PIPE-LIKE CONCRETIONS FORMED BY DISSOLUTION OF A CARBONATE MINERAL, NAVAJO SANDSTONE OF SOUTH-CENTRAL UTAH, USA


LOOPE, David B., Department of Earth & Atmospheric Sciences, Lincoln, NE 68588, KETTLER, Richard M., Department of Earth & Atmospheric Sciences, University of Nebraska-Lincoln, Lincoln, NE 68588-0340 and WEBER, Karrie A., Department of Earth & Atmospheric Sciences and School of Biological Sciences, University of Nebraska-Lincoln, Lincoln, NE 68588-0340, dloope1@unl.edu

Pipe-like concretions up to several m long and several dm in diameter are widespread in the Navajo Ss of our study area. The pipes are composed of a core of light-colored sandstone surrounded by a dark, cylindrical rind cemented by iron oxide. Numerous, parallel pipes form dense clusters where adjacent pipes have coalesced. Near Escalante, clusters of pipes extend SE from prominent, NE-SW oriented joints. At Capitol Gorge, pipes are clustered east of a vertical fault within the east limb of the Waterpocket Fold. Using trends of pipe-like concretions exposed near Escalante, we delineated an ancient, 100 km-long, groundwater flow system that reached from the Aquarius Plateau to the ancestral Colorado River. Our work has shown that, like many other iron-oxide cements in concretions, the oxides in the Navajo structures are alteration products of pre-existing concretions that were first cemented by a reduced-iron mineral.
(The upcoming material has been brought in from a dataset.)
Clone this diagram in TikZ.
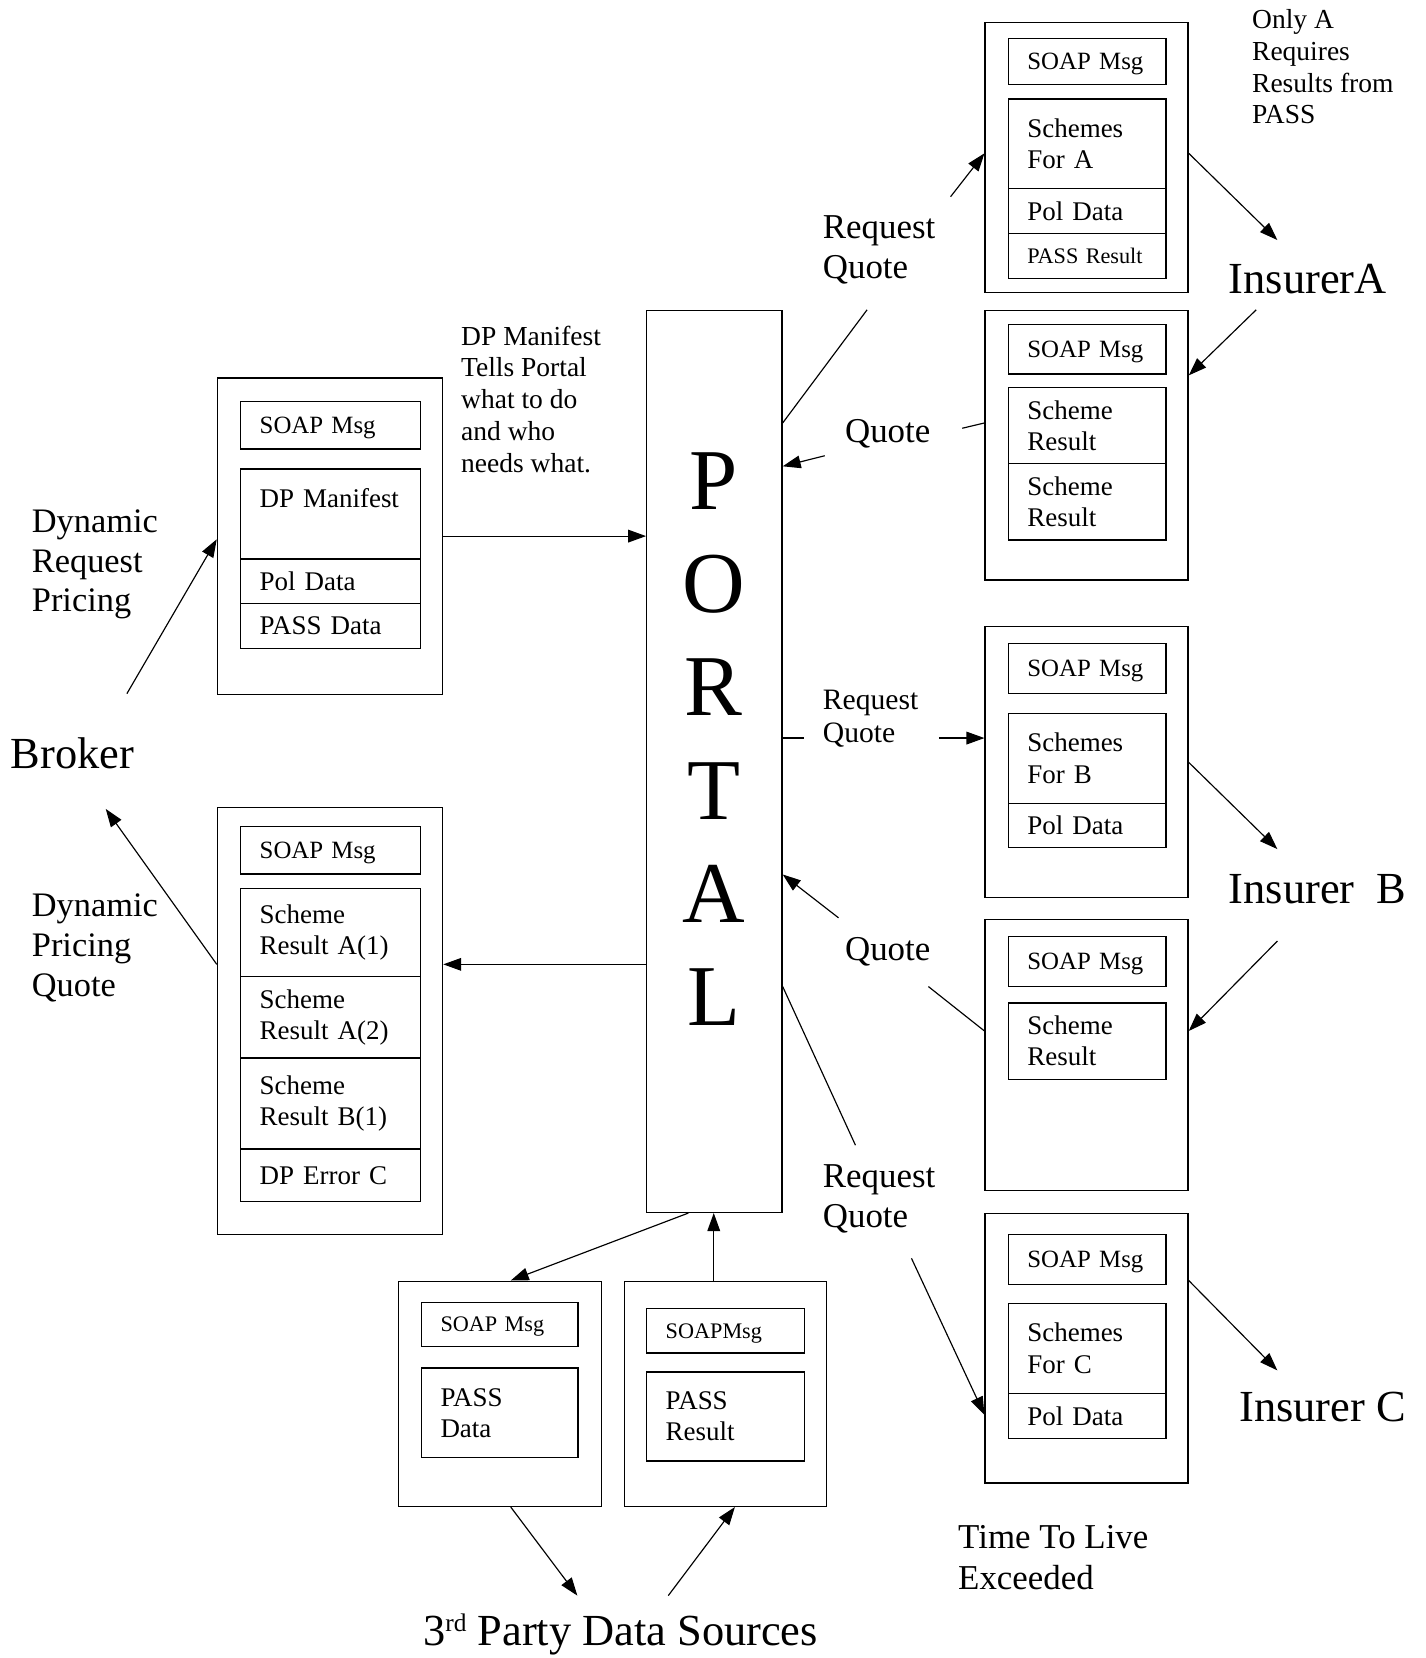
\documentclass[tikz,border=0pt]{standalone}
\usepackage{fontspec}
\setmainfont{Liberation Serif}
\usetikzlibrary{arrows.meta}

\begin{document}
\begin{tikzpicture}[x=1pt, y=-1pt,
    outer/.style={draw, line width=1.2pt, anchor=north west, inner sep=0pt},
    cell/.style={draw, line width=1.2pt, anchor=north west, inner xsep=18pt, inner ysep=1pt, align=left, font=\fontsize{25.5}{29.5}\selectfont},
    soap/.style={cell, text depth=0pt, font=\fontsize{23.5}{27}\selectfont},
    tiny/.style={cell, text depth=0pt, font=\fontsize{21}{25}\selectfont},
    arr/.style={line width=1.1pt, -{Triangle[length=17pt, width=12pt]}},
    link/.style={line width=1.1pt},
    note/.style={anchor=north west, inner sep=0pt, align=left},
    big/.style={anchor=west, inner sep=0pt, font=\fontsize{42}{48}\selectfont}]
    \useasboundingbox (0,0) rectangle (1348,1568);

    % Broker request message
    \node[outer, minimum width=213pt, minimum height=299pt] (brkreq) at (205,357) {};
    \node[soap, text width=134pt, minimum height=45pt] (brkreqsoap) at (227,379) {SOAP Msg};
    \node[cell, text width=134pt, minimum height=85pt] (brkreqman) at (227,443) {DP Manifest\\~};
    \node[cell, text width=134pt, minimum height=42pt] (brkreqpol) at (227,528) {Pol Data};
    \node[cell, text width=134pt, minimum height=43pt] (brkreqpass) at (227,570) {PASS Data};

    % Broker quote message
    \node[outer, minimum width=213pt, minimum height=404pt] (brkquo) at (205,763) {};
    \node[soap, text width=134pt, minimum height=45pt] (brkquosoap) at (227,781) {SOAP Msg};
    \node[cell, text width=134pt, minimum height=83pt] (brkquoa1) at (227,840) {Scheme\\Result A(1)};
    \node[cell, text width=134pt, minimum height=77pt] (brkquoa2) at (227,923) {Scheme\\Result A(2)};
    \node[cell, text width=134pt, minimum height=86pt] (brkquob1) at (227,1000) {Scheme\\Result B(1)};
    \node[cell, text width=134pt, minimum height=50pt] (brkquoerr) at (227,1086) {DP Error C};

    % Portal
    \node[outer, minimum width=128pt, minimum height=853pt] (portal) at (611,293) {};
    \node[font=\fontsize{82}{97.5}\selectfont, align=center] (portaltxt) at (675,699) {P\\O\\R\\T\\A\\L};

    % Insurer A request
    \node[outer, minimum width=192pt, minimum height=255pt] (reqA) at (931,21) {};
    \node[soap, text width=113pt, minimum height=43pt] (reqAsoap) at (953,36) {SOAP Msg};
    \node[cell, text width=113pt, minimum height=85pt] (reqAsch) at (953,93) {Schemes\\For A};
    \node[cell, text width=113pt, minimum height=42pt] (reqApol) at (953,178) {Pol Data};
    \node[tiny, text width=113pt, minimum height=43pt] (reqApass) at (953,220) {PASS Result};

    % Insurer A quote
    \node[outer, minimum width=192pt, minimum height=255pt] (quoA) at (931,293) {};
    \node[soap, text width=113pt, minimum height=47pt] (quoAsoap) at (953,306) {SOAP Msg};
    \node[cell, text width=113pt, minimum height=72pt] (quoAres1) at (953,366) {Scheme\\Result};
    \node[cell, text width=113pt, minimum height=72pt] (quoAres2) at (953,438) {Scheme\\Result};

    % Insurer B request
    \node[outer, minimum width=192pt, minimum height=256pt] (reqB) at (931,592) {};
    \node[soap, text width=113pt, minimum height=47pt] (reqBsoap) at (953,608) {SOAP Msg};
    \node[cell, text width=113pt, minimum height=85pt] (reqBsch) at (953,674) {Schemes\\For B};
    \node[cell, text width=113pt, minimum height=42pt] (reqBpol) at (953,759) {Pol Data};

    % Insurer B quote
    \node[outer, minimum width=192pt, minimum height=256pt] (quoB) at (931,869) {};
    \node[soap, text width=113pt, minimum height=47pt] (quoBsoap) at (953,885) {SOAP Msg};
    \node[cell, text width=113pt, minimum height=72pt] (quoBres) at (953,948) {Scheme\\Result};

    % Insurer C request
    \node[outer, minimum width=192pt, minimum height=255pt] (reqC) at (931,1147) {};
    \node[soap, text width=113pt, minimum height=47pt] (reqCsoap) at (953,1167) {SOAP Msg};
    \node[cell, text width=113pt, minimum height=85pt] (reqCsch) at (953,1232) {Schemes\\For C};
    \node[cell, text width=113pt, minimum height=43pt] (reqCpol) at (953,1317) {Pol Data};

    % 3rd party messages
    \node[outer, minimum width=192pt, minimum height=213pt] (passdata) at (376,1211) {};
    \node[tiny, text width=112pt, minimum height=42pt] (passdatasoap) at (398,1231) {SOAP Msg};
    \node[cell, text width=112pt, minimum height=85pt] (passdatatxt) at (398,1293) {PASS\\Data};
    \node[outer, minimum width=191pt, minimum height=213pt] (passres) at (590,1211) {};
    \node[tiny, text width=113pt, minimum height=42pt] (passressoap) at (611,1237) {SOAPMsg};
    \node[cell, text width=113pt, minimum height=84pt] (passrestxt) at (611,1297) {PASS\\Result};

    % Labels
    \node[note, font=\fontsize{26}{30}\selectfont] (onlya) at (1184,9) {Only A\\Requires\\Results from\\PASS};
    \node[note, font=\fontsize{33}{38}\selectfont] (rqA) at (778,204) {Request\\Quote};
    \node[big] (insA) at (1162,264) {InsurerA};
    \node[note, font=\fontsize{26}{30}\selectfont] (manifest) at (436,308) {DP Manifest\\Tells Portal\\what to do\\and who\\needs what.};
    \node[anchor=west, inner sep=0pt, font=\fontsize{33}{38}\selectfont] (quA) at (799,410) {Quote};
    \node[note, font=\fontsize{32.5}{37.5}\selectfont] (dynreq) at (30,482) {Dynamic\\Request\\Pricing};
    \node[big] (broker) at (10,712) {Broker};
    \node[note, font=\fontsize{28}{32}\selectfont] (rqB) at (778,652) {Request\\Quote};
    \node[big] (insB) at (1162,841) {Insurer\ \ B};
    \node[note, font=\fontsize{32.5}{38}\selectfont] (dynquo) at (30,845) {Dynamic\\Pricing\\Quote};
    \node[anchor=west, inner sep=0pt, font=\fontsize{33}{38}\selectfont] (quB) at (799,900) {Quote};
    \node[note, font=\fontsize{33}{38}\selectfont] (rqC) at (778,1101) {Request\\Quote};
    \node[big] (insC) at (1172,1331) {Insurer C};
    \node[note, font=\fontsize{33}{39}\selectfont] (ttl) at (906,1442) {Time To Live\\Exceeded};
    \node[big] (third) at (400,1546) {3{\fontsize{24}{24}\selectfont\raisebox{0.55em}{rd}} Party Data Sources};

    % Free ends of the connectors
    \coordinate (brkout) at (120,656);
    \coordinate (brkin) at (100,765);
    \coordinate (rqAa) at (820,293);
    \coordinate (rqAb) at (899,186);
    \coordinate (insAin) at (1208,227);
    \coordinate (insAout) at (1188,293);
    \coordinate (quAa) at (910,405);
    \coordinate (quAb) at (780,431);
    \coordinate (rqBa) at (760,698);
    \coordinate (rqBb) at (888,698);
    \coordinate (insBin) at (1208,803);
    \coordinate (insBout) at (1208,890);
    \coordinate (quBa) at (878,933);
    \coordinate (quBb) at (793,868);
    \coordinate (rqCa) at (809,1083);
    \coordinate (rqCb) at (862,1190);
    \coordinate (insCin) at (1208,1296);
    \coordinate (thirdin) at (546,1509);
    \coordinate (thirdout) at (632,1509);

    % Connectors
    \draw[arr] (brkout) -- (brkreq.west |- 0,510);
    \draw[arr] (brkreq.east |- 0,507) -- (portal.west |- 0,507);
    \draw[link] (portal.east |- 0,400) -- (rqAa);
    \draw[arr] (rqAb) -- (reqA.west |- 0,145);
    \draw[arr] (reqA.east |- 0,145) -- (insAin);
    \draw[arr] (insAout) -- (quoA.east |- 0,355);
    \draw[link] (quoA.west |- 0,400) -- (quAa);
    \draw[arr] (quAb) -- (portal.east |- 0,441);
    \draw[link] (portal.east |- 0,698) -- (rqBa);
    \draw[arr] (rqBb) -- (reqB.west |- 0,698);
    \draw[arr] (reqB.east |- 0,721) -- (insBin);
    \draw[arr] (insBout) -- (quoB.east |- 0,975);
    \draw[link] (quoB.west |- 0,975) -- (quBa);
    \draw[arr] (quBb) -- (portal.east |- 0,827);
    \draw[link] (portal.east |- 0,933) -- (rqCa);
    \draw[arr] (rqCb) -- (reqC.west |- 0,1338);
    \draw[arr] (reqC.east |- 0,1211) -- (insCin);
    \draw[arr] (portal.west |- 0,912) -- (brkquo.east |- 0,912);
    \draw[arr] (brkquo.west |- 0,912) -- (brkin);
    \draw[arr] (portal.south -| 651,0) -- (passdata.north -| 483,0);
    \draw[arr] (passres.north -| 675,0) -- (portal.south -| 675,0);
    \draw[arr] (passdata.south -| 483,0) -- (thirdin);
    \draw[arr] (thirdout) -- (passres.south -| 695,0);
\end{tikzpicture}
\end{document}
Because pipes lie directly down gradient from a CO2 reservoir, and because they are spatially associated with joints, we conclude that their precursors were siderite-cemented and formed during aquifer degassing. Although we originally assumed that the cylindrical shape of the modern concretions was inherited from siderite precursors, we here argue that (for a large majority of the structures) this shape first appeared later, during the oxidation process. This conclusion is based on: 1) differences between pipe-like structures and boxworks in the Navajo Sandstone that we confidently interpret as oxidation products of large, fusiform, siderite-cemented masses, and 2) similarities of the pipes to the morphologies of nonplanar reaction fronts (“fingers”) that develop in sandstones via positive feedback mechanisms when moving fluids dissolve cement. The cylindrical, iron-oxide rinds that originate at joint surfaces formed when colonies of iron-oxidizing microorganisms established themselves along the perimeters of dissolution fingers and metabolized Fe++ (derived from siderite cement), using O2 as an electron acceptor. Pipes formed in structureless rock cemented by siderite that had precipitated earlier on the down-gradient side of fractures. Like other pipe-like concretions, these formed parallel to groundwater flow, but they record dissolution, not precipitation of a carbonate mineral.